The Impressionists, a closely-knit group of artists, met regularly at small restaurants such as the Cafe Guerbois, where they discussed painting and stressed the need for recording momentary sensations on the canvas and the importance of spontaneity. Manet's refreshingly direct look at life and his spontaneous yet monumental translation of what he saw into paint earned him the position as their unofficial leader. Though he regarded himself as a Realist, and never exhibited with the Impressionists, Manet strongly supported their choice of subject matter.
(1870s - 1890s)
Everywhere that people gathered, especially for amusement and pleasure, became a place that the Impressionists painted: streets and cabarets; views down boulevards and across rivers; people at work or at leisure. The Impressionists also looked at landscape, painting whole paintings, not merely sketches, directly out-of-doors. They wanted to record how the eye really sees, depicting figures cut off or caught in spontaneous movement and seen from unusual vantage points. Above all, they wanted to paint in such a way that the brush marks captured not only the movement of light on the surface but also the constant motion of all life.
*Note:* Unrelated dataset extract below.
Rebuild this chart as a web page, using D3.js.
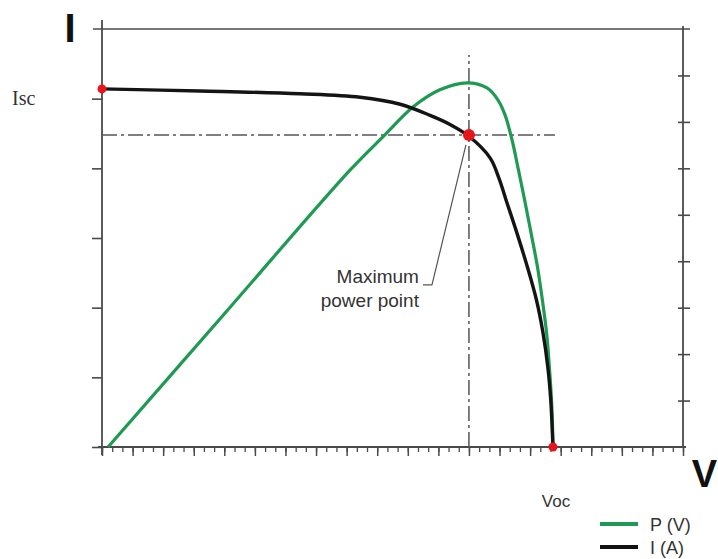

In 1874, the Impressionists banded together as the Societe anonyme des artistes peintres, sculpteurs, graveurs. Just before the annual Salon of 1874, they gave a public exhibition of their work in a Paris studio. Monet's painting Impression: Sunrise was first exhibited there. Monet's painting gave the group its name, coined in derision by a critic shortly after the exhibit. Despite the financial failure of their first exhibition, the Impressionists continued to exhibit together until 1886.